2009-03-31 18:16:31 UTC

Permalink

Gunto,

Post by Gunto
I managed to use what you showed me, and I also used
your advice about the 0,0 thing.

Cool.

Post by Gunto
Now - how do I measure distance between two objects?
Without any complicated equations?

Well ... the complexity of the measurement depends on how the objects
are positioned. If you have a line (or a circle, or any artwork at all)
wrapped in a movie clip and positioned at, say, 50,50 -- and then another
movie clip at 50,100 -- it's pretty easy to measure the distance between
those clips' registration points. They're both at 50px in from the left, so
the _x value doesn't matter. After that, it's easy to subtract 50 from 100
and determine that they're 50px apart, vertically.

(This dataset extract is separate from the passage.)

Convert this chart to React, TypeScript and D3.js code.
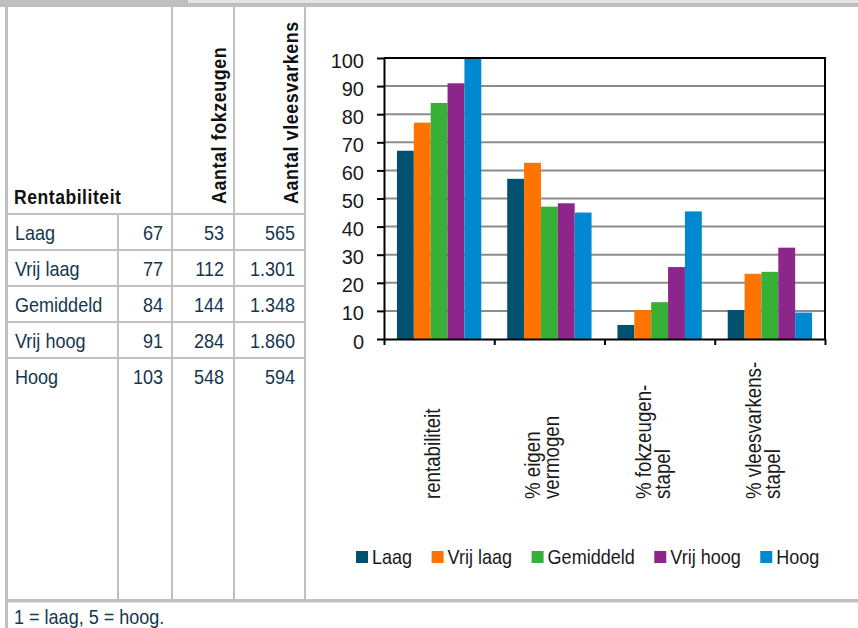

I'm guessing that you're actually referring to the start and end points
of each of your lines, though. Even in that case, the principle is the
same. Of course, if your points don't share x or y values, it gets harder
to determine the length of the line segment between them.

Can it be done without "complicated equations"? No. But honestly, the
equation needed isn't all that complicated. :) You'll be using the
Pythagorean theorem (a² + b² = c²;
http://en.wikipedia.org/wiki/Pythagorean_theorem).

Post by Gunto
Or - Can I measure a line's length?

You already have the x and y values for both ends of the line (you're
calling those x0,y0 and x1,y1). So all you have to do is run those through
the theorem. Here's how it works:

a-squared + b-squared = c-squared

That means the value of c (the length you're looking for) is basically
the square root of whatever number you get by adding the squared values of a
and b, which are determined by your points.

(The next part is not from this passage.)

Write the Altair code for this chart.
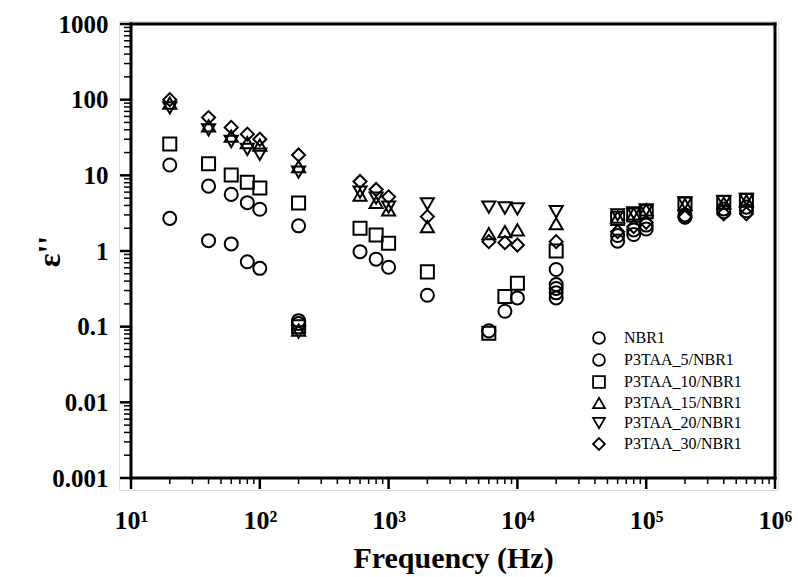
import altair as alt
import pandas as pd

SERIES = ["NBR1", "P3TAA_5/NBR1", "P3TAA_10/NBR1", "P3TAA_15/NBR1", "P3TAA_20/NBR1", "P3TAA_30/NBR1"]
SHAPES = ["circle", "circle", "square", "triangle-up", "triangle-down", "diamond"]

nbr1_f = [20, 40, 60, 80, 100, 200, 20000, 20000, 60000, 80000, 100000, 200000, 400000, 600000]
nbr1_v = [2.7, 1.37, 1.24, 0.72, 0.59, 0.12, 0.36, 0.28, 1.35, 1.65, 1.95, 2.8, 3.3, 3.4]

p5_f = [20, 40, 60, 80, 100, 200, 200, 600, 800, 1000, 2000, 6000, 8000, 10000, 20000, 20000, 20000,
        60000, 80000, 100000, 200000, 400000, 600000]
p5_v = [13.7, 7.2, 5.6, 4.35, 3.56, 2.15, 0.11, 0.98, 0.78, 0.61, 0.26, 0.088, 0.16, 0.24, 0.57, 0.32, 0.24,
        1.6, 1.9, 2.2, 3.0, 3.6, 3.8]

p10_f = [20, 40, 60, 80, 100, 200, 200, 600, 800, 1000, 2000, 6000, 8000, 10000, 20000,
         60000, 80000, 100000, 200000, 400000, 600000]
p10_v = [26, 14.2, 10.1, 8.1, 6.8, 4.3, 0.1, 2.0, 1.63, 1.27, 0.53, 0.082, 0.25, 0.375, 1.0,
         2.7, 3.0, 3.3, 4.2, 4.4, 4.7]

p15_f = [20, 40, 60, 80, 100, 200, 200, 600, 800, 1000, 2000, 6000, 8000, 10000, 20000,
         60000, 80000, 100000, 200000, 400000, 600000]
p15_v = [90, 45, 33, 27, 25, 13, 0.09, 5.5, 4.4, 3.5, 2.1, 1.7, 1.8, 1.9, 2.3,
         2.8, 3.1, 3.5, 4.1, 4.3, 4.6]

p20_f = [20, 40, 60, 80, 100, 200, 200, 600, 800, 1000, 2000, 6000, 8000, 10000, 20000,
         60000, 80000, 100000, 200000, 400000, 600000]
p20_v = [78, 40, 28, 22, 19, 11, 0.085, 6.0, 5.0, 3.8, 4.2, 3.8, 3.7, 3.6, 3.3,
         3.0, 3.2, 3.5, 4.3, 4.5, 4.8]

p30_f = [20, 40, 60, 80, 100, 200, 600, 800, 1000, 2000, 6000, 8000, 10000, 20000,
         60000, 80000, 100000, 200000, 400000, 600000]
p30_v = [100, 58, 43, 35, 30, 18.6, 8.3, 6.5, 5.2, 2.85, 1.33, 1.29, 1.2, 1.33,
         1.8, 2.1, 2.4, 2.8, 3.1, 3.1]

rows = []
for name, fs, vs in zip(SERIES, [nbr1_f, p5_f, p10_f, p15_f, p20_f, p30_f],
                        [nbr1_v, p5_v, p10_v, p15_v, p20_v, p30_v]):
    for f, v in zip(fs, vs):
        rows.append({"freq": f, "eps": v, "sample": name})
df = pd.DataFrame(rows)

X_DOMAIN = [10, 1e6]
Y_DOMAIN = [0.001, 1000]
x_major = [10 ** k for k in range(1, 7)]
x_minor = [a * 10 ** k for k in range(1, 6) for a in range(2, 10)]
y_major = [round(10.0 ** k, 6) for k in range(-3, 4)]
y_minor = [round(a * 10.0 ** k, 6) for k in range(-3, 3) for a in range(2, 10)]
SUP = ["⁰", "¹", "²", "³", "⁴", "⁵", "⁶"]

FONT = "Liberation Serif"
# plot frame inside a slightly larger view so that outward ticks stay inside the view
PW, PH = 644, 454          # frame size
OL, OT, OB, OR = 12, 3, 12, 3   # room for ticks / frame stroke
VW, VH = PW + OL + OR, PH + OT + OB
xs = alt.Scale(type="log", domain=X_DOMAIN, nice=False, range=[OL, OL + PW])
ys = alt.Scale(type="log", domain=Y_DOMAIN, nice=False, range=[OT + PH, OT])

x_axis = alt.Axis(
    values=x_major, orient="bottom", ticks=False, domain=False,
    labelExpr="'10' + " + str(SUP) + "[round(log(datum.value)/LN10)]",
    labelFlush=False, labelOverlap=False, grid=False,
    labelFont=FONT, labelFontWeight="bold", labelFontSize=26, labelColor="black", labelPadding=17,
    title="Frequency (Hz)", titleFont=FONT, titleFontWeight="bold", titleFontSize=30, titleColor="black",
    titleY=77, titleBaseline="alphabetic",
)
y_axis = alt.Axis(
    values=y_major, orient="left", ticks=False, domain=False,
    labelExpr="format(datum.value, '~g')",
    labelFlush=False, labelOverlap=False, grid=False,
    labelFont=FONT, labelFontWeight="bold", labelFontSize=25, labelColor="black", labelPadding=11,
    title="ε''", titleFont=FONT, titleFontWeight="bold", titleFontSize=32, titleColor="black",
    titleAngle=270, titleX=-70, titleY=230, titleAlign="center", titleBaseline="middle",
)

points = alt.Chart(df).mark_point(filled=False, size=170, strokeWidth=2, color="black", opacity=1).encode(
    x=alt.X("freq:Q", scale=xs, axis=x_axis),
    y=alt.Y("eps:Q", scale=ys, axis=y_axis),
    shape=alt.Shape("sample:N", scale=alt.Scale(domain=SERIES, range=SHAPES),
                    legend=alt.Legend(orient="none", legendX=472, legendY=309, title=None,
                                      labelFont=FONT, labelFontSize=16, labelColor="black",
                                      symbolSize=140, symbolStrokeWidth=1.8, symbolStrokeColor="black",
                                      symbolFillColor="transparent", rowPadding=2, labelOffset=17,
                                      padding=0)),
)


def xticks(vals, length, width):
    return alt.Chart(pd.DataFrame({"freq": vals})).mark_rule(color="black", strokeWidth=width).encode(
        x=alt.X("freq:Q", scale=xs, axis=None),
        y=alt.value(OT + PH), y2=alt.value(OT + PH + length),
    )


def yticks(vals, length, width):
    return alt.Chart(pd.DataFrame({"eps": vals})).mark_rule(color="black", strokeWidth=width).encode(
        y=alt.Y("eps:Q", scale=ys, axis=None),
        x=alt.value(OL - length), x2=alt.value(OL),
    )


one = pd.DataFrame({"k": [0]})
frame_h = [
    alt.Chart(one).mark_rule(color="black", strokeWidth=3, strokeCap="square").encode(
        x=alt.X(datum=X_DOMAIN[0], scale=xs, axis=None), x2=alt.X2(datum=X_DOMAIN[1]),
        y=alt.Y(datum=yv, scale=ys, axis=None))
    for yv in Y_DOMAIN
]
frame_v = [
    alt.Chart(one).mark_rule(color="black", strokeWidth=3, strokeCap="square").encode(
        y=alt.Y(datum=Y_DOMAIN[0], scale=ys, axis=None), y2=alt.Y2(datum=Y_DOMAIN[1]),
        x=alt.X(datum=xv, scale=xs, axis=None))
    for xv in X_DOMAIN
]

chart = alt.layer(
    xticks(x_minor, 6, 1.5), xticks(x_major, 11, 2.5),
    yticks(y_minor, 7, 1.5), yticks(y_major, 11, 2.5),
    *frame_h, *frame_v,
    points,
).resolve_axis(x="independent", y="independent").properties(
    width=VW, height=VH,
    padding={"left": 131 - OL, "top": 24 - OT, "right": 798 - (131 - OL) - VW, "bottom": 577 - (24 - OT) - VH},
    autosize=alt.AutoSizeParams(type="none"),
).configure_view(stroke=None, strokeWidth=0).configure(background="white")

chart.save("out.html", embed_options={"renderer": "svg", "actions": False})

To get "a", subtract your two x values to get the difference between
then. To get "b", do the same for your y values, then run the numbers.

Here are your x and y values:

var x0 = 32;
var x1 = 65;

var y0 = 54;
var y1 = 128;

(again, you already have these; I'm just using values you've used in
previous replies) ...

Now you use those values to give you your a and b:

var a = x0 - x1;
var b = y0 - y1;

And finally, you get c (your length) by taking the square root of the
sum of the squares of a and b:

var c = Math.sqrt((a * a) + (b * b));

David Stiller
Adobe Community Expert
Dev blog, http://www.quip.net/blog/
"Luck is the residue of good design."

Gunto

2009-03-31 21:00:14 UTC

Permalink

Hello!
Thank you.
Now I want to refer to one of the properties the function returned,
example: _root.stage.line7.x0
How do I refer to one of these variables?

David Stiller

2009-04-01 14:53:29 UTC

Permalink

Gunto,

Post by Gunto
Now I want to refer to one of the properties the function returned,
example: _root.stage.line7.x0

The function only returns a value if it contains the "return" keyword,
which was in one of my code samples, but not all of them. If you return the
movie clip itself, then you could possibly add variables (actually dynamic
properties) to that movie clip before returning it. Something like this:

function drawline(x0, y0, x1, y1, timeline, color, depth, linename) {
var mc = timeline.createEmptyMovieClip(linename, depth);
mc.lineStyle(5, color, 100);
mc.moveTo(x0, y0);
mc.lineTo(x1, y1);
mc.x0 = x0;
mc.x1 = x1;
mc.y0 = y0;
mc.y1 = y1;
return mc;
}

Then you could refer to that returned value as I showed before, making
use of its additional new properties:

var tempMC = drawline(32, 54, 65, 128, this, 0xFF0000, 0, "line0");
tempMC._x = 500; // moves the line to 500px
trace(tempMC.x0); // retrieves the clip's custom x0 property

But why not make it even easier on yourself? Add your Pythagorean
theorem to your drawline() function and give your movie clip a length
property:

function drawline(x0, y0, x1, y1, timeline, color, depth, linename) {
var mc = timeline.createEmptyMovieClip(linename, depth);
mc.lineStyle(5, color, 100);
mc.moveTo(x0, y0);
mc.lineTo(x1, y1);
var a = x0 - x1;
var b = y0 - y1;
mc.length = Math.sqrt((a * a) + (b * b));
return mc;
}

Then ...

var tempMC = drawline(32, 54, 65, 128, this, 0xFF0000, 0, "line0");
trace(tempMC.length); // retrieves the clip's custom length property

David Stiller
Adobe Community Expert
Dev blog, http://www.quip.net/blog/
"Luck is the residue of good design."

Gunto

2009-03-31 13:38:18 UTC

Permalink

I have a problem with that,
I have a function that draws the lines, and it returns the variables:
x0,y0,x1,y1,color,depth
and later on it draws the line:

line1.lineStyle(3, color, 75);
line1.moveTo(x0, y0);
line1.lineTo(x1, y1);

I tried to return another variable called "linename" and name it when I call
the func., but then I cant tell it to move,
I can't say : linename.moveTo. . .... ...
What can I do?

NedWebs

2009-03-31 13:04:03 UTC

Permalink

Why don't you name them differently?